(Code that draws figures)
※ ※ ※
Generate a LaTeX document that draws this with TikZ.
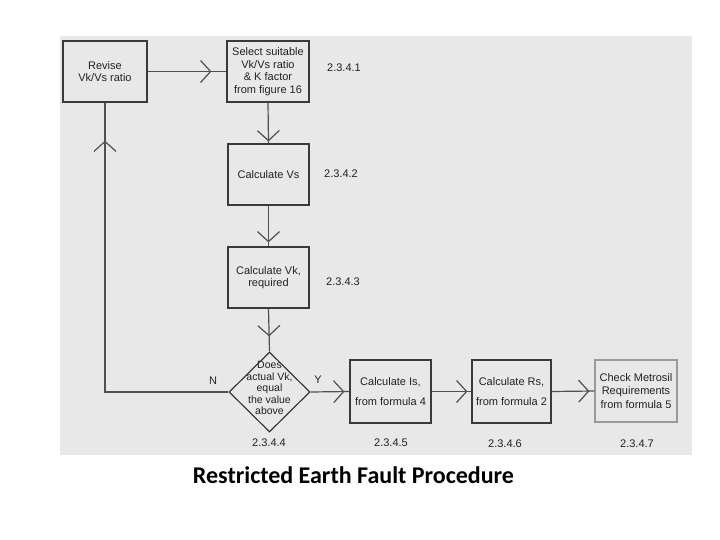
\documentclass[tikz,border=0pt]{standalone}
\usepackage{fontspec}
\setmainfont{Liberation Sans}
\newfontfamily\titlefont{Carlito}
\usetikzlibrary{arrows.meta,shapes.geometric,decorations.markings}
\definecolor{bgc}{HTML}{E8E8E8}
\definecolor{boxc}{HTML}{3A3A3A}
\definecolor{lightbox}{HTML}{9A9A9A}
\definecolor{linec}{HTML}{505050}
\definecolor{txtc}{HTML}{222222}
\tikzset{
  stepbox/.style={draw=boxc, line width=1.2pt, rectangle, inner sep=0pt, align=center,
    font=\fontsize{11}{12.5}\selectfont, text=txtc},
  numlab/.style={font=\fontsize{11}{12}\selectfont, text=txtc, inner sep=0pt},
  flow/.style={draw=linec, line width=1.2pt, postaction={decorate},
    decoration={markings, mark=at position #1 with {\arrow[line width=1.2pt, linec]{Straight Barb[length=10pt,width=22pt]}}}}
}
\begin{document}
\begin{tikzpicture}[x=1pt,y=-1pt]
\useasboundingbox (0,0) rectangle (720,540);
\fill[bgc] (60,36) rectangle (692,455);

\node[stepbox, minimum width=84pt, minimum height=61pt] (rev) at (105,71.5) {Revise\\Vk/Vs ratio};
\node[stepbox, minimum width=82pt, minimum height=61pt] (sel) at (268,71.5) {Select suitable\\Vk/Vs ratio\\\& K factor\\from figure 16};
\node[stepbox, minimum width=81pt, minimum height=61pt] (vs) at (268.5,174.5) {Calculate Vs};
\node[stepbox, minimum width=81pt, minimum height=61pt] (vk) at (268.5,277.5) {Calculate Vk,\\required};
\node[draw=boxc, line width=1.2pt, diamond, minimum width=81pt, minimum height=80pt, inner sep=0pt] (dec) at (269.5,392) {};
\node[align=center, font=\fontsize{10.5}{11.5}\selectfont, text=txtc, inner sep=0pt] (dect) at (269.5,388) {Does\\actual Vk,\\equal\\the value\\above};
\node[stepbox, minimum width=81pt, minimum height=63pt, font=\fontsize{11}{20}\selectfont] (is) at (390.5,391.5) {Calculate Is,\\from formula 4};
\node[stepbox, minimum width=79pt, minimum height=63pt, font=\fontsize{11}{20}\selectfont] (rs) at (511.5,391.5) {Calculate Rs,\\from formula 2};
\node[stepbox, draw=lightbox, minimum width=82pt, minimum height=62pt, font=\fontsize{11}{13.5}\selectfont] (chk) at (636,391) {Check Metrosil\\Requirements\\from formula 5};

\node[numlab] (n1) at (344,68) {2.3.4.1};
\node[numlab] (n2) at (341,174) {2.3.4.2};
\node[numlab] (n3) at (343,282) {2.3.4.3};
\node[numlab] (n4) at (269,443) {2.3.4.4};
\node[numlab] (n5) at (391,443) {2.3.4.5};
\node[numlab] (n6) at (505,444) {2.3.4.6};
\node[numlab] (n7) at (637,444) {2.3.4.7};
\node[numlab] (nn) at (213,381) {N};
\node[numlab] (yy) at (318,380) {Y};

\path[flow=-15pt] (rev.east) -- (sel.west);
\path[flow=-2pt] (sel.south) -- (vs.north);
\path[flow=-4pt] (vs.south) -- (vk.north);
\path[flow=-15pt] (vk.south) -- (dec.north);
\path[flow=-5pt] (dec.east) -- (is.west);
\path[flow=-4pt] (is.east) -- (rs.west);
\path[flow=-5pt] (rs.east) -- (chk.west);
\path[flow=-38pt] (dec.west) -| (rev.south);

\node[font=\titlefont\bfseries\fontsize{24}{28}\selectfont, inner sep=0pt] (title) at (353.5,475) {Restricted Earth Fault Procedure};
\end{tikzpicture}
\end{document}
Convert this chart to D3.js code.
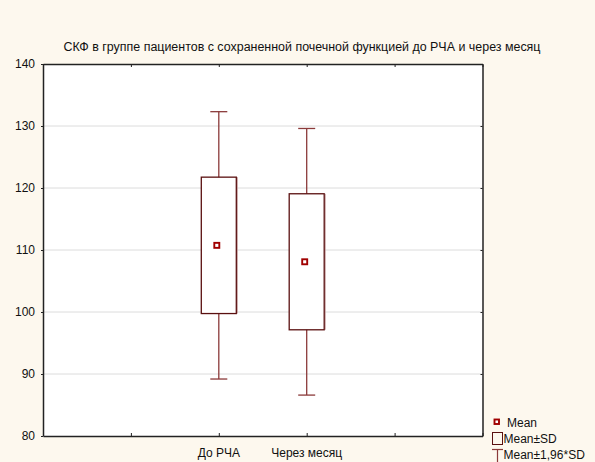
※ ※ ※
**WHAT YOU SHOULD DO:** All entries are to be retyped exactly. Omit any embedded images.

**WORKED SOLUTION:**
Generate a LaTeX document that draws this with TikZ.
\documentclass[tikz,border=0pt]{standalone}
\usepackage{fontspec}
\setmainfont{Liberation Sans}
\newfontfamily\titlefont{Carlito}
\usetikzlibrary{arrows.meta,shapes.geometric,decorations.markings}
\definecolor{bgc}{HTML}{E8E8E8}
\definecolor{boxc}{HTML}{3A3A3A}
\definecolor{lightbox}{HTML}{9A9A9A}
\definecolor{linec}{HTML}{505050}
\definecolor{txtc}{HTML}{222222}
\tikzset{
  stepbox/.style={draw=boxc, line width=1.2pt, rectangle, inner sep=0pt, align=center,
    font=\fontsize{11}{12.5}\selectfont, text=txtc},
  numlab/.style={font=\fontsize{11}{12}\selectfont, text=txtc, inner sep=0pt},
  flow/.style={draw=linec, line width=1.2pt, postaction={decorate},
    decoration={markings, mark=at position #1 with {\arrow[line width=1.2pt, linec]{Straight Barb[length=10pt,width=22pt]}}}}
}
\begin{document}
\begin{tikzpicture}[x=1pt,y=-1pt]
\useasboundingbox (0,0) rectangle (720,540);
\fill[bgc] (60,36) rectangle (692,455);

\node[stepbox, minimum width=84pt, minimum height=61pt] (rev) at (105,71.5) {Revise\\Vk/Vs ratio};
\node[stepbox, minimum width=82pt, minimum height=61pt] (sel) at (268,71.5) {Select suitable\\Vk/Vs ratio\\\& K factor\\from figure 16};
\node[stepbox, minimum width=81pt, minimum height=61pt] (vs) at (268.5,174.5) {Calculate Vs};
\node[stepbox, minimum width=81pt, minimum height=61pt] (vk) at (268.5,277.5) {Calculate Vk,\\required};
\node[draw=boxc, line width=1.2pt, diamond, minimum width=81pt, minimum height=80pt, inner sep=0pt] (dec) at (269.5,392) {};
\node[align=center, font=\fontsize{10.5}{11.5}\selectfont, text=txtc, inner sep=0pt] (dect) at (269.5,388) {Does\\actual Vk,\\equal\\the value\\above};
\node[stepbox, minimum width=81pt, minimum height=63pt, font=\fontsize{11}{20}\selectfont] (is) at (390.5,391.5) {Calculate Is,\\from formula 4};
\node[stepbox, minimum width=79pt, minimum height=63pt, font=\fontsize{11}{20}\selectfont] (rs) at (511.5,391.5) {Calculate Rs,\\from formula 2};
\node[stepbox, draw=lightbox, minimum width=82pt, minimum height=62pt, font=\fontsize{11}{13.5}\selectfont] (chk) at (636,391) {Check Metrosil\\Requirements\\from formula 5};

\node[numlab] (n1) at (344,68) {2.3.4.1};
\node[numlab] (n2) at (341,174) {2.3.4.2};
\node[numlab] (n3) at (343,282) {2.3.4.3};
\node[numlab] (n4) at (269,443) {2.3.4.4};
\node[numlab] (n5) at (391,443) {2.3.4.5};
\node[numlab] (n6) at (505,444) {2.3.4.6};
\node[numlab] (n7) at (637,444) {2.3.4.7};
\node[numlab] (nn) at (213,381) {N};
\node[numlab] (yy) at (318,380) {Y};

\path[flow=-15pt] (rev.east) -- (sel.west);
\path[flow=-2pt] (sel.south) -- (vs.north);
\path[flow=-4pt] (vs.south) -- (vk.north);
\path[flow=-15pt] (vk.south) -- (dec.north);
\path[flow=-5pt] (dec.east) -- (is.west);
\path[flow=-4pt] (is.east) -- (rs.west);
\path[flow=-5pt] (rs.east) -- (chk.west);
\path[flow=-38pt] (dec.west) -| (rev.south);

\node[font=\titlefont\bfseries\fontsize{24}{28}\selectfont, inner sep=0pt] (title) at (353.5,475) {Restricted Earth Fault Procedure};
\end{tikzpicture}
\end{document}
Convert this chart to D3.js code.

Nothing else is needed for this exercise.